Spending this week in Brooklyn & Manhattan (with Jacquie Wallace of dataj.am former Veer cofounder and All Beefer) to think through design in preparation for the Archinodes talk at the Swedish Archives in April: in particular, I'm here to see and be inspired by the Applied Design exhibition at the MoMA (NY).
On this trip, I'm reading Donald A. Norman's The Design of Everyday Things and, in discussing it along the way, it's been influencing our travels and the way we encounter design in the city. The book is not about bad design per se, but it does call to attention the flaws, assumptions, and directions built into everyday objects. Since we've been here, both Jacquie and I have been noting -- at first in our minds and later on paper for a longer reflection piece -- our experiences navigating Brooklyn. As an exercise, we made observations about how objects are designed, and in turn, what their affordances (Norman's term) are.
Much in the style of Norman's analysis, we considered elevators, doors, household appliances, signage, and so on. The elevator where we stayed in Brooklyn required a card key. With this card key you could go up in the elevator, without it you could not. However, when the doors shut, there was no indication on the number pad that reinforced our floor selection, nor any indication of movement. This meant inserting the card several times and pressing on buttons repeatedly until the upward movement was felt. If you forget your card, I imagine you'd be stuck in there for awhile. That evening we went out for a bite to eat and the restaurant entrance had two set of glass doors (a favourite object in the book).

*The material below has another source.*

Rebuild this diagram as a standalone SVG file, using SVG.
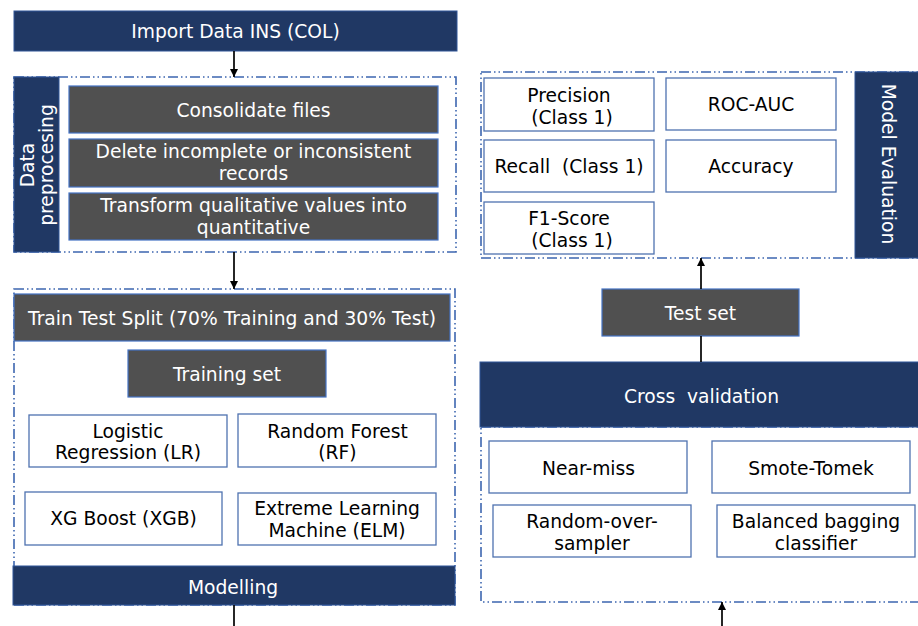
<svg xmlns="http://www.w3.org/2000/svg" width="918" height="626" viewBox="0 0 918 626">
<defs>
<style>
.navy{fill:#203864;stroke:#2F5597;stroke-width:1}
.gray{fill:#505050;stroke:#4472C4;stroke-width:1.2}
.box{fill:#ffffff;stroke:#4F72B0;stroke-width:1.3}
.dash{fill:none;stroke:#3D66B0;stroke-width:1.6;stroke-dasharray:10 3 1.5 3 1.5 3}
text{font-family:"DejaVu Sans","Liberation Sans",sans-serif;font-size:18.7px;text-anchor:middle;white-space:pre}
.w{fill:#ffffff}
.k{fill:#000000}
.conn{stroke:#000;stroke-width:1.7;fill:none}
</style>
<marker id="ah" viewBox="0 0 10 10" refX="10" refY="5" markerWidth="8" markerHeight="9" markerUnits="userSpaceOnUse" orient="auto">
<path d="M0,0 L10,5 L0,10 z" fill="#000"/>
</marker>
</defs>
<rect width="918" height="626" fill="#ffffff"/>

<g id="import">
<rect class="navy" x="14" y="11" width="443" height="40"/>
<text class="w" x="235.5" y="38">Import Data INS (COL)</text>
</g>

<g id="preprocessing">
<rect class="dash" x="14" y="77" width="442" height="175"/>
<rect class="navy" x="14" y="77" width="45" height="175"/>
<text class="w" transform="translate(0,165) rotate(-90)"><tspan x="0" y="34">Data</tspan><tspan x="0" y="53">preprocesing</tspan></text>
</g>
<g id="consolidate">
<rect class="gray" x="69" y="86" width="369" height="47"/>
<text class="w" x="253.5" y="117">Consolidate files</text>
</g>
<g id="delete">
<rect class="gray" x="69" y="139" width="369" height="48"/>
<text class="w" x="253.5" y="158">Delete incomplete or inconsistent</text>
<text class="w" x="253.5" y="180">records</text>
</g>
<g id="transform">
<rect class="gray" x="69" y="193" width="369" height="47"/>
<text class="w" x="253.5" y="212">Transform qualitative values into</text>
<text class="w" x="253.5" y="234">quantitative</text>
</g>

<g id="modelling">
<rect class="dash" x="14" y="289" width="441" height="316"/>
<rect class="navy" x="13" y="566" width="442" height="39"/>
<text class="w" x="233" y="594">Modelling</text>
</g>
<g id="split">
<rect class="gray" x="14" y="294" width="436" height="47"/>
<text class="w" x="232" y="325">Train Test Split (70% Training and 30% Test)</text>
</g>
<g id="training">
<rect class="gray" x="128" y="350" width="198" height="47"/>
<text class="w" x="227" y="381">Training set</text>
</g>
<g id="lr">
<rect class="box" x="29" y="415" width="198" height="52"/>
<text class="k" x="128" y="437.5">Logistic</text>
<text class="k" x="128" y="459">Regression (LR)</text>
</g>
<g id="rf">
<rect class="box" x="238" y="414" width="198" height="53"/>
<text class="k" x="337.5" y="437.5">Random Forest</text>
<text class="k" x="337.5" y="459">(RF)</text>
</g>
<g id="xgb">
<rect class="box" x="25" y="492" width="197" height="53"/>
<text class="k" x="123.5" y="525">XG Boost (XGB)</text>
</g>
<g id="elm">
<rect class="box" x="238" y="493" width="198" height="52"/>
<text class="k" x="337" y="514.5">Extreme Learning</text>
<text class="k" x="337" y="536.5">Machine (ELM)</text>
</g>

<g id="evaluation">
<rect class="dash" x="481" y="72" width="440" height="186"/>
<rect class="navy" x="855" y="72" width="66" height="186"/>
<text class="w" transform="translate(882,164) rotate(90)" x="0" y="0" font-size="17.7">Model Evaluation</text>
</g>
<g id="precision">
<rect class="box" x="484" y="78" width="170" height="53"/>
<text class="k" x="569" y="102">Precision</text>
<text class="k" x="569" y="124"> (Class 1)</text>
</g>
<g id="rocauc">
<rect class="box" x="666" y="78" width="170" height="52"/>
<text class="k" x="751" y="110.5">ROC-AUC</text>
</g>
<g id="recall">
<rect class="box" x="484" y="140" width="170" height="52"/>
<text class="k" x="569" y="173">Recall  (Class 1)</text>
</g>
<g id="accuracy">
<rect class="box" x="666" y="140" width="170" height="52"/>
<text class="k" x="751" y="173">Accuracy</text>
</g>
<g id="f1">
<rect class="box" x="484" y="202" width="170" height="52"/>
<text class="k" x="569" y="224.5">F1-Score</text>
<text class="k" x="569" y="246.5"> (Class 1)</text>
</g>

<g id="testset">
<rect class="gray" x="602" y="289" width="197" height="47"/>
<text class="w" x="700.5" y="320">Test set</text>
</g>

<g id="crossvalidation">
<rect class="dash" x="481" y="427" width="440" height="175"/>
<rect class="navy" x="480" y="362" width="441" height="65"/>
<text class="w" x="701.5" y="402.5">Cross  validation</text>
</g>
<g id="nearmiss">
<rect class="box" x="489" y="441" width="198" height="52"/>
<text class="k" x="588.5" y="474.5">Near-miss</text>
</g>
<g id="smotetomek">
<rect class="box" x="712" y="441" width="198" height="52"/>
<text class="k" x="811" y="474.5">Smote-Tomek</text>
</g>
<g id="randomover">
<rect class="box" x="493" y="505" width="198" height="52"/>
<text class="k" x="592" y="527.5">Random-over-</text>
<text class="k" x="592" y="549.5">sampler</text>
</g>
<g id="balanced">
<rect class="box" x="717" y="505" width="198" height="52"/>
<text class="k" x="816" y="527.5">Balanced bagging</text>
<text class="k" x="816" y="549.5">classifier</text>
</g>

<g id="connectors">
<line class="conn" x1="234" y1="51" x2="234" y2="77" marker-end="url(#ah)"/>
<line class="conn" x1="234" y1="252" x2="234" y2="289" marker-end="url(#ah)"/>
<line class="conn" x1="234" y1="605" x2="234" y2="626"/>
<line class="conn" x1="701" y1="289" x2="701" y2="258" marker-end="url(#ah)"/>
<line class="conn" x1="701" y1="336" x2="701" y2="362"/>
<line class="conn" x1="722" y1="626" x2="722" y2="602" marker-end="url(#ah)"/>
</g>
</svg>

The two sets were completely different, aesthetically and in terms of design, and demanded a different kind of 'movement vocabulary.' As detailed in an example in the the book, one of the doors had the obvious flaw of having a pull handle on a push door. Back in our hotel, the inside of the bathroom door - also made of glass (!) - had no handle at all, though we wondered if the extended bolt was an attempt (almost ingenious) at providing something for the fingers to grab onto, to slide the door. Doors are an amazing object for this kind of design observation as so many are flawed and demand each person to adapt to its unintended but embedded design features (such as that bolt). Shortly after commenting on this door, Jacquie's hair got caught in the hairdryer, which also made it onto our list of objects with serious design flaws (this happens more than you think, and there's no saving the hair that gets eaten by the machine). As we wandered the city, we ended up taking the subway going the wrong way because as much as the signage was poor and required some decoding -- colours, numbers and letters for each train -- it was a person who gave us the wrong directions. Humans are also flawed technologies... Jacquie and I, having both traveled a fair bit, talked about the culture of public transportation, and how it seems above all else to run on assumptions and familiarity about space and location; in other words, public transportation feels built by and for locals, often with little to offer tourists or travellers in terms of guidance, legends, trajectory and so on.
What's noticeably missing from Norman's 1988 account of design is the interface and our everyday interactions with screens, mobile devices and digital media more generally. A good project would be to update and adapt the concepts of the book to this realm. The book's layout also causes interruptions in reading, and so fails to apply the logics of the content to itself. A revised version would necessarily reconsider this, too.